Collaborative Business Intelligence: The Road to Better Decision Making

When I started out in Data & Analytics, one of my first roles was as an analyst at Washington Mutual Bank in Seattle.  I was responsible for a monthly product line report that went up to our executive manager who then shared it with her management and peers.  Although the report took a few hours to build, it took up to two weeks to research, explore, explain and footnote the data in a way that added value for the executives.  It wasn’t enough to just say that the number of CDs sold that month went up, I had to explain why they went up – and I had to be right.
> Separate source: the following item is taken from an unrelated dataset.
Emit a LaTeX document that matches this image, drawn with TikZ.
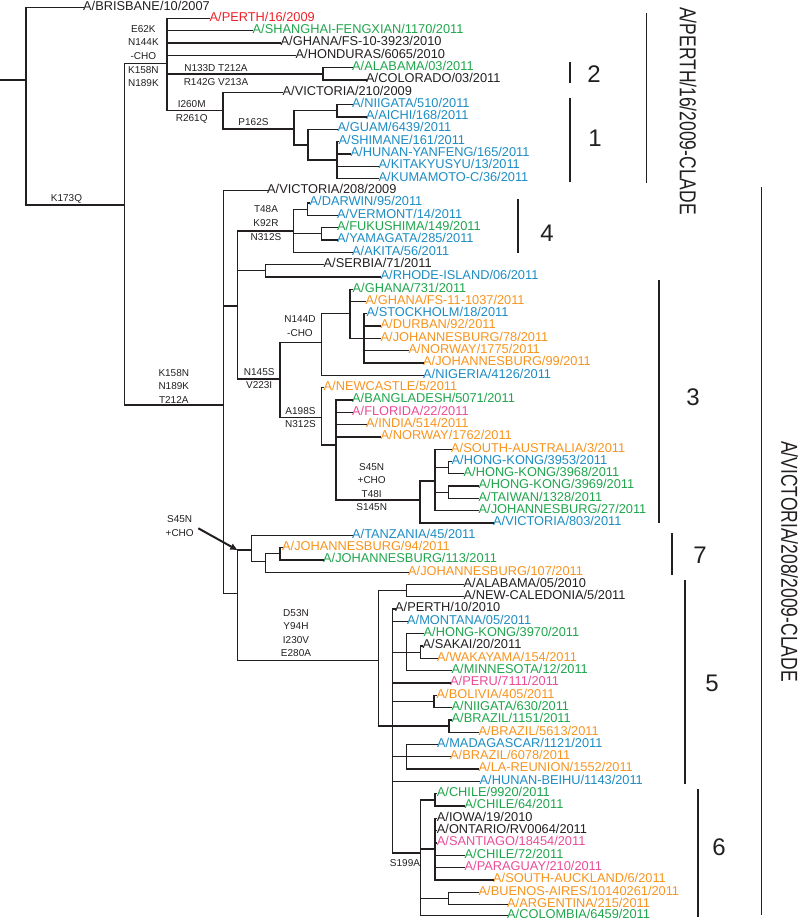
\documentclass[tikz,border=0pt]{standalone}
\usepackage{fontspec}
\setmainfont{Liberation Sans}
\usepackage{graphicx}
\usetikzlibrary{arrows.meta}
\definecolor{ink}{RGB}{35,31,32}
\definecolor{cred}{RGB}{237,32,40}
\definecolor{cgreen}{RGB}{30,165,75}
\definecolor{cblue}{RGB}{28,140,195}
\definecolor{corange}{RGB}{247,148,30}
\definecolor{cpink}{RGB}{234,76,152}
\newcommand\lblfont{\fontsize{12.8}{14}\selectfont}
\newcommand\mutfont{\fontsize{10}{13.6}\selectfont}
\newcommand\numfont{\fontsize{24}{26}\selectfont}
\newcommand\cladefont{\fontsize{23}{25}\selectfont}
\tikzset{
  br/.style={line width=1.3pt, draw=ink, line cap=rect},
  leaf/.style={anchor=west, inner sep=0pt, text height=5.9pt, text depth=0.3pt, font=\lblfont},
  mut/.style={anchor=north, inner sep=0pt, align=center, font=\mutfont, text=ink},
  cbar/.style={line width=1.2pt, draw=ink},
  cnum/.style={font=\numfont, text=ink, inner sep=0pt},
  clab/.style={font=\cladefont, text=ink, inner sep=0pt, rotate=-90},
  arr/.style={line width=2pt, draw=ink, -{Triangle[length=7pt,width=6pt]}},
}
% internal node: name, x, entry y, top y, bottom y, parent
\newcommand\innode[6]{\coordinate (#1) at (#2,#3); \draw[br] (#2,#4) -- (#2,#5); \draw[br] (#6 |- #1) -- (#1);}
% leaf: name, parent, y, label x, colour, text
\newcommand\leafnode[6]{\node[leaf,text=#5] (#1) at (#4,#3) {#6}; \draw[br] (#2 |- #1.west) -- (#1.west);}
\begin{document}
\begin{tikzpicture}[x=1pt,y=-1pt]
\useasboundingbox (0,0) rectangle (800,920);
% root
\coordinate (stem) at (0,80);
\coordinate (root) at (26,80);
\draw[br] (26,7.4) -- (26,205);
\draw[br] (stem) -- (root);
\leafnode{l0}{root}{7.4}{83}{ink}{A/BRISBANE/10/2007}
% Perth clade
\innode{nA}{124.7}{205}{63.3}{405}{root}
\innode{nP}{167}{63.3}{18.5}{110.7}{nA}
\innode{nAL}{323}{74}{67.7}{80.0}{nP}
\innode{nI}{223}{110.7}{92.3}{129}{nP}
\innode{nPS}{294}{129}{110.8}{145}{nI}
\innode{nNI}{337}{110.8}{104.6}{116.9}{nPS}
\innode{nGU}{308}{145}{129.2}{160}{nPS}
\innode{nSH}{337}{160}{141.6}{178.5}{nGU}
\leafnode{l1}{nP}{18.5}{209.5}{cred}{A/PERTH/16/2009}
\leafnode{l2}{nP}{30.8}{252.5}{cgreen}{A/SHANGHAI-FENGXIAN/1170/2011}
\leafnode{l3}{nP}{43.1}{280.5}{ink}{A/GHANA/FS-10-3923/2010}
\leafnode{l4}{nP}{55.4}{295.5}{ink}{A/HONDURAS/6065/2010}
\leafnode{l5}{nAL}{67.7}{352}{cgreen}{A/ALABAMA/03/2011}
\leafnode{l6}{nAL}{80.0}{366}{ink}{A/COLORADO/03/2011}
\leafnode{l7}{nI}{92.3}{282.5}{ink}{A/VICTORIA/210/2009}
\leafnode{l8}{nNI}{104.6}{352}{cblue}{A/NIIGATA/510/2011}
\leafnode{l9}{nNI}{116.9}{366}{cblue}{A/AICHI/168/2011}
\leafnode{l10}{nGU}{129.2}{337.5}{cblue}{A/GUAM/6439/2011}
\leafnode{l11}{nSH}{141.6}{338.5}{cblue}{A/SHIMANE/161/2011}
\leafnode{l12}{nSH}{153.9}{350.5}{cblue}{A/HUNAN-YANFENG/165/2011}
\leafnode{l13}{nSH}{166.2}{378.5}{cblue}{A/KITAKYUSYU/13/2011}
\leafnode{l14}{nSH}{178.5}{378.5}{cblue}{A/KUMAMOTO-C/36/2011}
% Victoria clade
\innode{nV}{223.3}{405}{190.8}{593.3}{nA}
\innode{nU}{237.3}{306}{231}{379}{nV}
\innode{nT}{293.3}{231}{209.3}{252.3}{nU}
\innode{nDA}{307.3}{209.3}{203.1}{215.4}{nT}
\innode{nFU}{321.7}{233.8}{227.7}{240.0}{nT}
\innode{nSE}{265.7}{270.8}{264.6}{276.9}{nU}
\innode{nNf}{280}{379}{342.3}{417.3}{nU}
\innode{nNd}{321.7}{342.3}{313.5}{375.4}{nNf}
\innode{nGH}{350}{313.5}{289.2}{338.4}{nNd}
\innode{nST}{364}{338.4}{313.8}{363.0}{nGH}
\innode{nAe}{321.7}{417.3}{387.7}{445}{nNf}
\innode{nBA}{336}{445}{400.0}{500}{nAe}
\innode{nSf}{420}{500}{481}{523.0}{nBA}
\innode{nSA}{435}{481}{449.2}{510.7}{nSf}
\innode{nHKa}{448.3}{467.7}{461.5}{473.8}{nSA}
\innode{nHKb}{448.3}{492.3}{486.1}{498.4}{nSA}
\innode{nL}{237.3}{593.3}{550}{660.7}{nV}
\innode{nTZ}{251.7}{550}{535.3}{561.7}{nL}
\innode{nJa}{265.7}{561.7}{553.8}{572.2}{nTZ}
\innode{nJb}{280}{553.8}{547.6}{559.9}{nJa}
\innode{nD}{378.3}{660.7}{590.7}{726}{nL}
\innode{nAB}{406.7}{590.7}{584.5}{596.8}{nD}
\innode{nBig}{392.7}{726}{609.1}{853}{nD}
\innode{nHKc}{406.7}{652.2}{633.8}{670.7}{nBig}
\innode{nSK}{420.7}{652.2}{646.1}{658.4}{nHKc}
\innode{nBO}{434}{701.5}{695.3}{707.6}{nBig}
\innode{nBR}{449}{726}{719.9}{732.2}{nBig}
\innode{nMA}{406.7}{756.8}{744.5}{769.1}{nBig}
\innode{nC6}{420.7}{853}{799.9}{915.8}{nBig}
\innode{nCH}{435}{799.9}{793.7}{806.0}{nC6}
\innode{nIO}{435}{849.1}{818.3}{879.9}{nC6}
\innode{nBU}{448.3}{898.4}{892.2}{904.5}{nC6}
\leafnode{l15}{nV}{190.8}{267}{ink}{A/VICTORIA/208/2009}
\leafnode{l16}{nDA}{203.1}{309.5}{cblue}{A/DARWIN/95/2011}
\leafnode{l17}{nDA}{215.4}{337}{cblue}{A/VERMONT/14/2011}
\leafnode{l18}{nFU}{227.7}{337}{cgreen}{A/FUKUSHIMA/149/2011}
\leafnode{l19}{nFU}{240.0}{337}{cblue}{A/YAMAGATA/285/2011}
\leafnode{l20}{nT}{252.3}{352}{cblue}{A/AKITA/56/2011}
\leafnode{l21}{nSE}{264.6}{323.5}{ink}{A/SERBIA/71/2011}
\leafnode{l22}{nSE}{276.9}{380.5}{cblue}{A/RHODE-ISLAND/06/2011}
\leafnode{l23}{nGH}{289.2}{352.5}{cgreen}{A/GHANA/731/2011}
\leafnode{l24}{nGH}{301.5}{365.5}{corange}{A/GHANA/FS-11-1037/2011}
\leafnode{l25}{nST}{313.8}{366.5}{cblue}{A/STOCKHOLM/18/2011}
\leafnode{l26}{nST}{326.1}{380.5}{corange}{A/DURBAN/92/2011}
\leafnode{l27}{nST}{338.4}{380.5}{corange}{A/JOHANNESBURG/78/2011}
\leafnode{l28}{nST}{350.7}{408.5}{corange}{A/NORWAY/1775/2011}
\leafnode{l29}{nST}{363.0}{423}{corange}{A/JOHANNESBURG/99/2011}
\leafnode{l30}{nNd}{375.4}{423}{cblue}{A/NIGERIA/4126/2011}
\leafnode{l31}{nAe}{387.7}{323.5}{corange}{A/NEWCASTLE/5/2011}
\leafnode{l32}{nBA}{400.0}{352}{cgreen}{A/BANGLADESH/5071/2011}
\leafnode{l33}{nBA}{412.3}{352}{cpink}{A/FLORIDA/22/2011}
\leafnode{l34}{nBA}{424.6}{366}{corange}{A/INDIA/514/2011}
\leafnode{l35}{nBA}{436.9}{380.5}{corange}{A/NORWAY/1762/2011}
\leafnode{l36}{nSA}{449.2}{451}{corange}{A/SOUTH-AUSTRALIA/3/2011}
\leafnode{l37}{nHKa}{461.5}{451.5}{cblue}{A/HONG-KONG/3953/2011}
\leafnode{l38}{nHKa}{473.8}{463.5}{cgreen}{A/HONG-KONG/3968/2011}
\leafnode{l39}{nHKb}{486.1}{478.5}{cgreen}{A/HONG-KONG/3969/2011}
\leafnode{l40}{nHKb}{498.4}{478.5}{cgreen}{A/TAIWAN/1328/2011}
\leafnode{l41}{nSA}{510.7}{478.5}{cgreen}{A/JOHANNESBURG/27/2011}
\leafnode{l42}{nSf}{523.0}{493}{cblue}{A/VICTORIA/803/2011}
\leafnode{l43}{nTZ}{535.3}{352}{cblue}{A/TANZANIA/45/2011}
\leafnode{l44}{nJb}{547.6}{282}{corange}{A/JOHANNESBURG/94/2011}
\leafnode{l45}{nJb}{559.9}{323}{cgreen}{A/JOHANNESBURG/113/2011}
\leafnode{l46}{nJa}{572.2}{408}{corange}{A/JOHANNESBURG/107/2011}
\leafnode{l47}{nAB}{584.5}{463.5}{ink}{A/ALABAMA/05/2010}
\leafnode{l48}{nAB}{596.8}{463.5}{ink}{A/NEW-CALEDONIA/5/2011}
\leafnode{l49}{nBig}{609.1}{395}{ink}{A/PERTH/10/2010}
\leafnode{l50}{nBig}{621.5}{407}{cblue}{A/MONTANA/05/2011}
\leafnode{l51}{nHKc}{633.8}{423.5}{cgreen}{A/HONG-KONG/3970/2011}
\leafnode{l52}{nSK}{646.1}{422.5}{ink}{A/SAKAI/20/2011}
\leafnode{l53}{nSK}{658.4}{437}{corange}{A/WAKAYAMA/154/2011}
\leafnode{l54}{nHKc}{670.7}{451.5}{cgreen}{A/MINNESOTA/12/2011}
\leafnode{l55}{nBig}{683.0}{450}{cpink}{A/PERU/7111/2011}
\leafnode{l56}{nBO}{695.3}{436.5}{corange}{A/BOLIVIA/405/2011}
\leafnode{l57}{nBO}{707.6}{451.5}{cgreen}{A/NIIGATA/630/2011}
\leafnode{l58}{nBR}{719.9}{451.5}{cgreen}{A/BRAZIL/1151/2011}
\leafnode{l59}{nBR}{732.2}{478.5}{corange}{A/BRAZIL/5613/2011}
\leafnode{l60}{nMA}{744.5}{437}{cblue}{A/MADAGASCAR/1121/2011}
\leafnode{l61}{nMA}{756.8}{450}{corange}{A/BRAZIL/6078/2011}
\leafnode{l62}{nMA}{769.1}{478.5}{corange}{A/LA-REUNION/1552/2011}
\leafnode{l63}{nBig}{781.4}{479.5}{cblue}{A/HUNAN-BEIHU/1143/2011}
\leafnode{l64}{nCH}{793.7}{436.7}{cgreen}{A/CHILE/9920/2011}
\leafnode{l65}{nCH}{806.0}{464.5}{cgreen}{A/CHILE/64/2011}
\leafnode{l66}{nIO}{818.3}{436.7}{ink}{A/IOWA/19/2010}
\leafnode{l67}{nIO}{830.6}{436.7}{ink}{A/ONTARIO/RV0064/2011}
\leafnode{l68}{nIO}{842.9}{436.7}{cpink}{A/SANTIAGO/18454/2011}
\leafnode{l69}{nIO}{855.2}{464.5}{cgreen}{A/CHILE/72/2011}
\leafnode{l70}{nIO}{867.5}{464.5}{cpink}{A/PARAGUAY/210/2011}
\leafnode{l71}{nIO}{879.9}{493}{corange}{A/SOUTH-AUCKLAND/6/2011}
\leafnode{l72}{nBU}{892.2}{478.5}{corange}{A/BUENOS-AIRES/10140261/2011}
\leafnode{l73}{nBU}{904.5}{507}{corange}{A/ARGENTINA/215/2011}
\leafnode{l74}{nC6}{915.8}{507}{cgreen}{A/COLOMBIA/6459/2011}
% mutation labels
\node[mut] (m1) at (143.4,25.1) {E62K\\N144K\\-CHO\\K158N\\N189K};
\node[mut] (m2) at (216,64.4) {N133D T212A\\R142G V213A};
\node[mut] (m3) at (191.7,100.7) {I260M\\R261Q};
\node[mut] (m4) at (253.5,118.7) {P162S};
\node[mut] (m5) at (66.5,194) {K173Q};
\node[mut] (m6) at (266,205.7) {T48A\\K92R\\N312S};
\node[mut] (m7) at (173.8,369) {K158N\\N189K\\T212A};
\node[mut] (m8) at (300,315.7) {N144D\\-CHO};
\node[mut] (m9) at (259.2,368) {N145S\\V223I};
\node[mut] (m10) at (300.5,407) {A198S\\N312S};
\node[mut] (m11) at (371.7,463) {S45N\\+CHO\\T48I\\S145N};
\node[mut] (m12) at (179.7,515.4) {S45N\\+CHO};
\node[mut] (m13) at (296,609) {D53N\\Y94H\\I230V\\E280A};
\node[mut] (m14) at (405,859) {S199A};
% arrow
\coordinate (arrS) at (198.3,528.3);
\draw[arr] (arrS) -- (nL |- nTZ);
% clade bars and numbers
\draw[cbar] (570,62) -- (570,83);
\node[cnum] (k2) at (594,74) {2};
\draw[cbar] (570,98) -- (570,182);
\node[cnum] (k1) at (595,138) {1};
\draw[cbar] (646.7,12.7) -- (646.7,182.7);
\node[clab] (cP) at (688,111) {\scalebox{0.76}[1]{A/PERTH/16/2009-CLADE}};
\draw[cbar] (518,199) -- (518,253);
\node[cnum] (k4) at (547,233) {4};
\draw[cbar] (659,280) -- (659,523);
\node[cnum] (k3) at (693,397) {3};
\draw[cbar] (672,533) -- (672,575);
\node[cnum] (k7) at (700,555) {7};
\draw[cbar] (685,580) -- (685,784);
\node[cnum] (k5) at (712,683) {5};
\draw[cbar] (698,789) -- (698,917);
\node[cnum] (k6) at (719,847) {6};
\draw[cbar] (761.7,187) -- (761.7,915);
\node[clab] (cV) at (789.5,561.5) {\scalebox{0.76}[1]{A/VICTORIA/208/2009-CLADE}};
\end{tikzpicture}
\end{document}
It is situations like this that have made Collaborative Business Intelligence such an attractive idea.  Collaborative BI (also called Social Business Intelligence) is about bringing stakeholders and subject matter experts together to make better decisions.  The belief is that when people work collaboratively they are more likely to challenge assumptions, find gaps in other’s thoughts, and provide alternative viewpoints and areas of expertise.

Imagine my product line report being made available to sales (did we have a sales focus on CDs last month?), IT (did we have errors in data feeds related to CDs?), marketing (did we have an advertising push on CDs last month), etc.  Each of these groups could see the report, comment on it, add their own annotations and share their responses online and in context.  Six months later, if questions came up regarding the decisions that were made as a result, the information collected during the earlier collaboration sessions would be documented and auditable.

Collaborative BI has many Possible Forms

  • Report-centric discussion – allows BI users to focus their comments and feedback around a particular report.
  • General discussion – general discussions may be similar to report-centric discussion but including multiple reports (discussions about a dashboard for example) or other more general topic.
  • Annotations – annotations come in many forms but they generally allow the end user to add comments, highlights, etc. on top specific items in a report, focusing on their areas of expertise and/or ownership.

Benefits of Collaborative BI

  •  Faster and more informed decision-making – subject matter experts and decision makers can quickly share ideas and drive cohesive fact-based decisions.
  • Knowledge Sharing – encourages diverse groups to interact with a common focus and gather ideas that otherwise may not have been visible to the decision makers.
  •  Employee Satisfaction – empowers employees by giving them a means of voicing thoughts and ideas in a targeted way, and enables them to better see an association between a decision and the conversations that led up to it.
  • Stakeholder Involvement – with the right tools and/or processes, stakeholders can respond at a time that is convenient to them; this is especially important when stakeholders have busy schedules and are in multiple time zones.
  • Audit trail – decisions and conversations can be saved and referred back to at a later date; having a documented decision trail can also reduce decision churn and prevent having the same discussion multiple times.
  • Security – more cutting edge collaboration tools integrate security with their collaboration offering.  This enforces report permissions for those being asked to review a report and ensure they authorized to view it.

Collaborative BI does have it’s challenges – too many conflicting voices can make it difficult to come to agreement on an issue and, as with physical meetings, strong personalities can overwhelm a discussion if not managed appropriately.

Most major BI vendors now claim to be integrating collaborative BI into their platforms.  It is also becoming more common for businesses to use software that is separated from their BI tool offering but fosters collaboration.  This is a ‘hot trend’ in BI that I think is here to stay – I just wish it had been here a few years earlier.